Jamie Brown: Most worship leaders serve congregations who don’t exactly make it easy.
The dream of every worship leader is to serve a congregation who makes their job easy. They sing every song with gusto. They never complain or gripe. They learn every song after singing it once. They’re always just begging for more. It’s like you’re in heaven every Sunday. Freedom abounds.
I suppose these kinds of congregations exist, but my hunch is that they exist, blissfully, mostly in the dreams of delusional worship leaders.
The reality of most worship leaders is that they serve congregations who don’t exactly make it easy. There are weeks, and seasons, and years of painful slogging. There are particular people who seem to relish the opportunity to criticize you. Songs fall flat. Excellent musicians don’t exactly fall out of the woodwork. And as you look out over your congregation you get the distinct impression that they’re just not that impressed and they’re just not that into you.

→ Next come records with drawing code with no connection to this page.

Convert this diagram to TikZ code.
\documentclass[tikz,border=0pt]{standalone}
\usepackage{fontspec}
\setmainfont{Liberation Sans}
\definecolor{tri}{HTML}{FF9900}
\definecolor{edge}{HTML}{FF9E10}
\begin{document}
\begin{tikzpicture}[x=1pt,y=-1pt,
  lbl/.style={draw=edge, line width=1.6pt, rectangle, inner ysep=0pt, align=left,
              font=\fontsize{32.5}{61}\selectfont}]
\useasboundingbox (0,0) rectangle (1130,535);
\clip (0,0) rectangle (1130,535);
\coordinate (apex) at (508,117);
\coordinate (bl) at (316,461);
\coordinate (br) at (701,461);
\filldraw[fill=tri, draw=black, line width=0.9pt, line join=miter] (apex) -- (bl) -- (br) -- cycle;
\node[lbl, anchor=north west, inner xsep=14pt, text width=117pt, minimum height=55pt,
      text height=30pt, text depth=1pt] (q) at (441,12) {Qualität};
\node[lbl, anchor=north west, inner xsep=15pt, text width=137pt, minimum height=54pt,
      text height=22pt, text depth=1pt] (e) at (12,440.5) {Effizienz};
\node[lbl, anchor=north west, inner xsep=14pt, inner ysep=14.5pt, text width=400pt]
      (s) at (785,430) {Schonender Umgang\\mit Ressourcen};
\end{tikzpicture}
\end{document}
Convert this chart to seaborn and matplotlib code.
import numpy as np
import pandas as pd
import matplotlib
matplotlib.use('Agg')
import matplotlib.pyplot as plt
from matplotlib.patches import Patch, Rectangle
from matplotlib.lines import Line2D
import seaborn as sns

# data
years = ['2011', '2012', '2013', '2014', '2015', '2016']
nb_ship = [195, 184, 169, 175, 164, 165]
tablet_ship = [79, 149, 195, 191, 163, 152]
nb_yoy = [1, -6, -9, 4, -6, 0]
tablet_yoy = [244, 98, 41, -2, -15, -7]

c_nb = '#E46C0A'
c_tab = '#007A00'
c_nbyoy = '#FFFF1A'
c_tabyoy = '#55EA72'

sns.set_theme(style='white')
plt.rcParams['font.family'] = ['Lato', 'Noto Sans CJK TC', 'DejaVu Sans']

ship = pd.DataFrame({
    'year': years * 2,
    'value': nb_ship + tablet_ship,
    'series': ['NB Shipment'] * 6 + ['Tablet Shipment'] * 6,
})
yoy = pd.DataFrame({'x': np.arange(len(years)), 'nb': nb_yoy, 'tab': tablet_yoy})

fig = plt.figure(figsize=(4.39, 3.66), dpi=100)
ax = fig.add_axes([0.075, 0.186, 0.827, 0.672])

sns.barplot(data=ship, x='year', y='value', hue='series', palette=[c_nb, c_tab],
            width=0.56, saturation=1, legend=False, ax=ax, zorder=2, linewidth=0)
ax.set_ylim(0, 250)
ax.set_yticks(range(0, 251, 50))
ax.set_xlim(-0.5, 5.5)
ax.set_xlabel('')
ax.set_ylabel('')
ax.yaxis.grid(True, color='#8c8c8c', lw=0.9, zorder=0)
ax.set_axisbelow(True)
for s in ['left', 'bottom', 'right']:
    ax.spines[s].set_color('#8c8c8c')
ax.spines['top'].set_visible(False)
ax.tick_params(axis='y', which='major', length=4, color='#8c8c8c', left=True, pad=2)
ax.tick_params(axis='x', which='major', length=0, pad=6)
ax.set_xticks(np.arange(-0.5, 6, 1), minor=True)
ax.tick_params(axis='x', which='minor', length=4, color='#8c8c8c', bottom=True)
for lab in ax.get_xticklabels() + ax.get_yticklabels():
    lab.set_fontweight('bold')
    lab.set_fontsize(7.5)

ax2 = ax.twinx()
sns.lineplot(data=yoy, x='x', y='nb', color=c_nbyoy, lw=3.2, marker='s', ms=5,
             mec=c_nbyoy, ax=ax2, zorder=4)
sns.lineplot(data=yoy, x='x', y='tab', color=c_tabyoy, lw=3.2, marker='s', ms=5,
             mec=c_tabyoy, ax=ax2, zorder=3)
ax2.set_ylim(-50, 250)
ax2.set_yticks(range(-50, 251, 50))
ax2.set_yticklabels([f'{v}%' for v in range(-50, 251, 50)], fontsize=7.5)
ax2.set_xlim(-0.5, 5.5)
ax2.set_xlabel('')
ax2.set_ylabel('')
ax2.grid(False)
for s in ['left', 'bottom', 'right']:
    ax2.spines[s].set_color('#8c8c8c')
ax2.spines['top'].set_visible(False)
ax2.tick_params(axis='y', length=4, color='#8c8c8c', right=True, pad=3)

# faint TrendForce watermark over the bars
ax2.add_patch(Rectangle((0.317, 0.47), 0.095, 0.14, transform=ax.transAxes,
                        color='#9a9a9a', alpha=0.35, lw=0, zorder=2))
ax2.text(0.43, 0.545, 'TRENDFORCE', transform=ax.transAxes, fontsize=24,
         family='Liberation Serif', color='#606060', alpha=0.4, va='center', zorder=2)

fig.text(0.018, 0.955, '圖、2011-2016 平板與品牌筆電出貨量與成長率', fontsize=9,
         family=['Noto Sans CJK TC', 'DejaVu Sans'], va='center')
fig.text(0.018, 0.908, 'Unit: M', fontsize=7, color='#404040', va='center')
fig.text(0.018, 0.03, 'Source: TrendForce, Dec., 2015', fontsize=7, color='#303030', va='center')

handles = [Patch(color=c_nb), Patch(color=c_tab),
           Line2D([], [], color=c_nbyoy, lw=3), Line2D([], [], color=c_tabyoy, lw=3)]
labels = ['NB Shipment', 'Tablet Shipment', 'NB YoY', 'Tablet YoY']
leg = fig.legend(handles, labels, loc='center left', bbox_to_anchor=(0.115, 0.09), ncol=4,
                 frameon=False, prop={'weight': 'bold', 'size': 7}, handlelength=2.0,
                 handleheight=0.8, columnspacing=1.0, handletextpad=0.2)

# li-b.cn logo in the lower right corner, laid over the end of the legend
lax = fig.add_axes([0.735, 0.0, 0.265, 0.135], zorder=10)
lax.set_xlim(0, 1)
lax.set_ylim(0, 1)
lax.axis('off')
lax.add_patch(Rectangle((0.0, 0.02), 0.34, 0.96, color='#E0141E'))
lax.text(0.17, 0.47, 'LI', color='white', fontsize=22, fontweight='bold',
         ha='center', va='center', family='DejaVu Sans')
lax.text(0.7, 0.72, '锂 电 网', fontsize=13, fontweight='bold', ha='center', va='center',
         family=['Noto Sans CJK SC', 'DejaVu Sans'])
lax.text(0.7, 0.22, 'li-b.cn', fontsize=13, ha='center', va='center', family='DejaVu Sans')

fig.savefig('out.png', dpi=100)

Congregations can tend to be, in a word, resistant. And this is the phenomenon referred to as “reality”. Real people, the people who are actually sitting in the pews on Sunday mornings, tend to like to feel safe, and tend to want to avoid having their personal sovereignty threatened. And few things threaten the personal sovereignty of people more than heartfelt worship. It gets at our pride in a unique way that’s both good for us and painful for us at the same time.